Insiders are talking about Milly Silva and her future with the Democratic Party.
Plucked from relative obscurity, the candidate found arguably a greater degree of it as the ticket mate of a gubernatorial nominee running 30 points behind Gov. Chris Christie.
But the vice president from SEIU Local 1199 still persuaded more than dissuaded observers of her value, and there’s buzz about her future in the event that Buono, as the polls predict, fails in her bid for governor next week.
Speaking on condition of anonymity, two Republican sources said they thought Silva gonged Lt. Gov. Kim Guadagno in the LG candidates’ lone debate, for example. “Did you see that?” one of the GOP sources asked.
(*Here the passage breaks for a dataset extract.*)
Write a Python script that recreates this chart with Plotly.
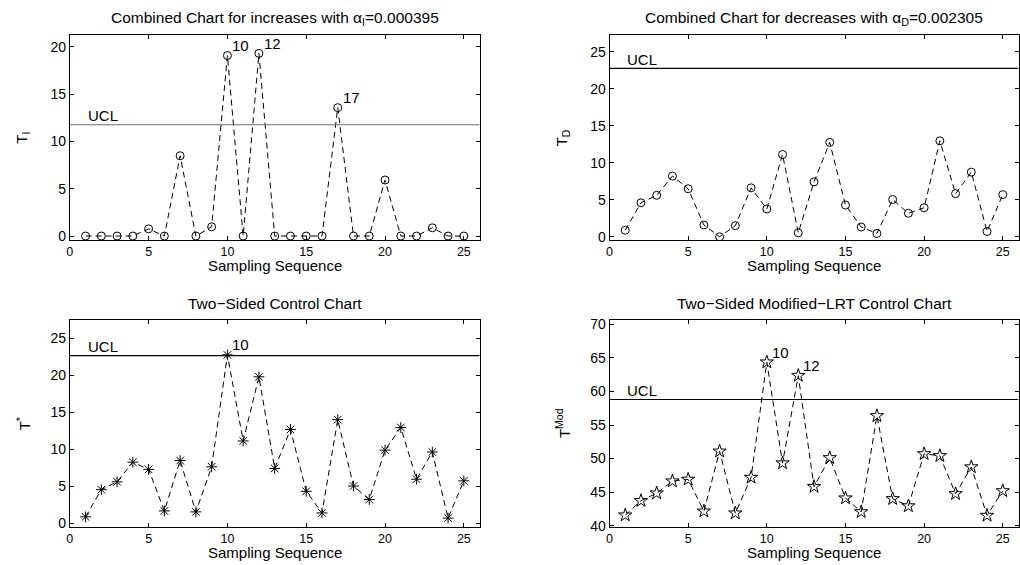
import plotly.graph_objects as go

# ---------------- data ----------------
samples = list(range(1, 26))
T_I = [0, 0, 0, 0, 0.76, 0, 8.48, 0, 0.97, 19.07, 0, 19.3, 0, 0, 0, 0, 13.56, 0, 0, 5.92, 0, 0, 0.87, 0, 0]
T_D = [0.88, 4.59, 5.6, 8.2, 6.48, 1.59, 0.0, 1.5, 6.61, 3.75, 11.11, 0.53, 7.41, 12.74, 4.28, 1.32, 0.44,
       5.03, 3.17, 3.92, 12.96, 5.82, 8.73, 0.71, 5.69]
T_star = [0.88, 4.55, 5.61, 8.26, 7.29, 1.68, 8.48, 1.55, 7.64, 22.75, 11.13, 19.79, 7.42, 12.68, 4.33, 1.41,
          14.0, 5.04, 3.22, 9.89, 12.94, 5.96, 9.63, 0.71, 5.74]
T_mod = [41.56, 43.71, 44.84, 46.64, 46.89, 42.15, 51.09, 41.86, 47.18, 64.38, 49.33, 62.37, 45.81, 50.11,
         44.1, 42.05, 56.37, 44.0, 42.93, 50.7, 50.41, 44.74, 48.74, 41.51, 45.18]
UCL_I = 11.76
UCL_D = 22.75
UCL_star = 22.66
UCL_mod = 58.81
signals_I = [10, 12, 17]
signals_star = [10]
signals_mod = [10, 12]

titles = ["Combined Chart for increases with α<sub>I</sub>=0.000395",
          "Combined Chart for decreases with α<sub>D</sub>=0.002305",
          "Two−Sided Control Chart",
          "Two−Sided Modified−LRT Control Chart"]
ytitles = ["T<sub>I</sub>", "T<sub>D</sub>", "T<sup>*</sup>", "T<sup>Mod</sup>"]
xtitle = "Sampling Sequence"
x_ticks = [0, 5, 10, 15, 20, 25]

FONT = "Liberation Sans, Arial, Helvetica, sans-serif"
W, H = 1020, 565

# panel geometry in pixels: (left, right, top, bottom)
panels = [(67, 478, 32, 240.7), (608.3, 1018.5, 32, 240.7),
          (67, 478, 322.5, 533), (608.3, 1018.5, 322.5, 533)]
yranges = [[-0.42, 21.2], [-0.44, 27.2], [-0.44, 27.43], [39.85, 70.63]]
yticks = [[0, 5, 10, 15, 20], [0, 5, 10, 15, 20, 25], [0, 5, 10, 15, 20, 25],
          [40, 45, 50, 55, 60, 65, 70]]
series = [T_I, T_D, T_star, T_mod]
ucls = [UCL_I, UCL_D, UCL_star, UCL_mod]
ucl_colors = ["#6e6e6e", "black", "black", "black"]
symbols = ["circle-open", "circle-open", "asterisk-open", "star-open"]
msizes = [8, 8, 9, 10]
signal_lists = [signals_I, [], signals_star, signals_mod]

fig = go.Figure()
annotations = []
layout_axes = {}

for k in range(4):
    l, r, t, b = panels[k]
    xa = "x" if k == 0 else f"x{k+1}"
    ya = "y" if k == 0 else f"y{k+1}"
    xkey = "xaxis" if k == 0 else f"xaxis{k+1}"
    ykey = "yaxis" if k == 0 else f"yaxis{k+1}"

    fig.add_trace(go.Scatter(
        x=samples, y=series[k], mode="lines+markers", xaxis=xa, yaxis=ya,
        line=dict(color="black", width=1, dash="6px,4px"),
        marker=dict(symbol=symbols[k], size=msizes[k], color="black",
                    line=dict(color="black", width=1)),
        showlegend=False, hoverinfo="x+y"))

    # UCL line
    fig.add_trace(go.Scatter(
        x=[0, 26], y=[ucls[k], ucls[k]], mode="lines", xaxis=xa, yaxis=ya,
        line=dict(color=ucl_colors[k], width=1.2), showlegend=False, hoverinfo="skip"))

    layout_axes[xkey] = dict(
        domain=[l / W, r / W], range=[0, 26], anchor=ya,
        tickvals=x_ticks, ticks="inside", ticklen=4, tickcolor="black",
        showline=True, linecolor="black", linewidth=1, mirror="ticks",
        showgrid=False, zeroline=False,
        tickfont=dict(family=FONT, size=12.5, color="black"))
    layout_axes[ykey] = dict(
        domain=[1 - b / H, 1 - t / H], range=yranges[k], anchor=xa,
        tickvals=yticks[k], ticks="inside", ticklen=4, tickcolor="black",
        showline=True, linecolor="black", linewidth=1, mirror="ticks",
        showgrid=False, zeroline=False,
        tickfont=dict(family=FONT, size=14, color="black"))

    # title
    annotations.append(dict(text=titles[k], x=(l + r) / 2 / W, y=1 - (t - 17) / H,
                            xref="paper", yref="paper", xanchor="center", yanchor="middle",
                            showarrow=False, font=dict(family=FONT, size=15.5, color="black")))
    # x title
    annotations.append(dict(text=xtitle, x=(l + r) / 2 / W, y=1 - (b + 26) / H,
                            xref="paper", yref="paper", xanchor="center", yanchor="middle",
                            showarrow=False, font=dict(family=FONT, size=15, color="black")))
    # y title
    annotations.append(dict(text=ytitles[k], x=(l - 47) / W, y=1 - ((t + b) / 2) / H,
                            xref="paper", yref="paper", xanchor="center", yanchor="middle",
                            textangle=-90, showarrow=False,
                            font=dict(family=FONT, size=15, color="black")))
    # UCL label
    annotations.append(dict(text="UCL", x=1, y=ucls[k], xref=xa, yref=ya,
                            xanchor="left", yanchor="middle", yshift=9, showarrow=False,
                            font=dict(family=FONT, size=15, color="black")))
    # signal labels
    for s in signal_lists[k]:
        annotations.append(dict(text=str(s), x=s, y=series[k][s - 1], xref=xa, yref=ya,
                                xanchor="left", yanchor="middle", xshift=3, yshift=10,
                                showarrow=False,
                                font=dict(family=FONT, size=15, color="black")))

fig.update_layout(
    width=W, height=H, margin=dict(l=0, r=0, t=0, b=0),
    paper_bgcolor="white", plot_bgcolor="white",
    annotations=annotations, **layout_axes)

fig.write_html("out.html")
Not many people did. It was a Friday night debate and whatever arguments Silva made did little to shake the perception that Christie is cruising.
But a powerful Democrat from Hudson County told PolitickerNJ.com that he sees more statewide potential in the Latina labor leader, possibly as a future chair of the party, although those discussions haven’t yet left the drawing rooms of that county.
“Everyone’s waiting on (sitting Democratic State Party Chairman John) Currie,” said the source.
Currie is serving a six-month term as party chairman. He is concurrently serving as veteran chairman of the Passaic County Democratic Committee, and his future as a statewide leader may hinge on the results of his county battles next week.
He may not wish to relinquish control of Passaic in order to stand atop the pyramid of chairs, and sources close to the chairman tell PolitickerNJ.com he is very much in Passaic County seek-and-destroy mode right now.
In the event of a Currie departure, he would also leave behind Vice Chair Lizette Delgado-Polanco who, like Silva, is a Latina with labor cred, who might see her own path to the chair of power.
Even if she isn’t the next state chair, Silva has positioned herself for future consideration in the party, the source argued. “She stepped forward and I think, most people would acknowledge, did a good job in difficult circumstances,” the source said.
If the establishment retreats into self-protection mode and laughs off Silva as the Shapiro under Shapiro with no chance of turning the poise and tenacity she showed on the trail to her advantage, sources also talk about Silva emerging as a warpaint-donned leader of the progressive wing of the party.
A Montclair resident, she could materialize among those Democrats animatedly opposed to the re-election next year of powerful Essex County Executive Joe DiVincenzo, maybe even as the candidate against DiVincenzo, one source told PolitickerNJ.com.
“Payback time,” said the source, who noted the Democrat executive’s embrace of Christie, arguably the most glaring visual to hamper the Buono-Silva ticket among establishment Democrats, threatened only by state Sen. Brian P. Stack’s (D-32) Christie adoration and South Jersey’s pragmatic ties to the incumbent Republican.
One Essex insider said he didn’t see her countywide candidacy.
“I think Joe’s going to get a pass because of the way Essex County is set up; it’s a machine,” said the source. “Even if SEIU doesn’t endorse Joe, it wouldn’t endorse anyone else. That’s Essex county politics.
“But anything can happen. I didn’t think Milly would be a good lieutenant governor candidate and she was,” the source added, “although her candidacy didn’t move the needle, which is what would happen if she ran against Joe D. in Essex. She would get swallowed.”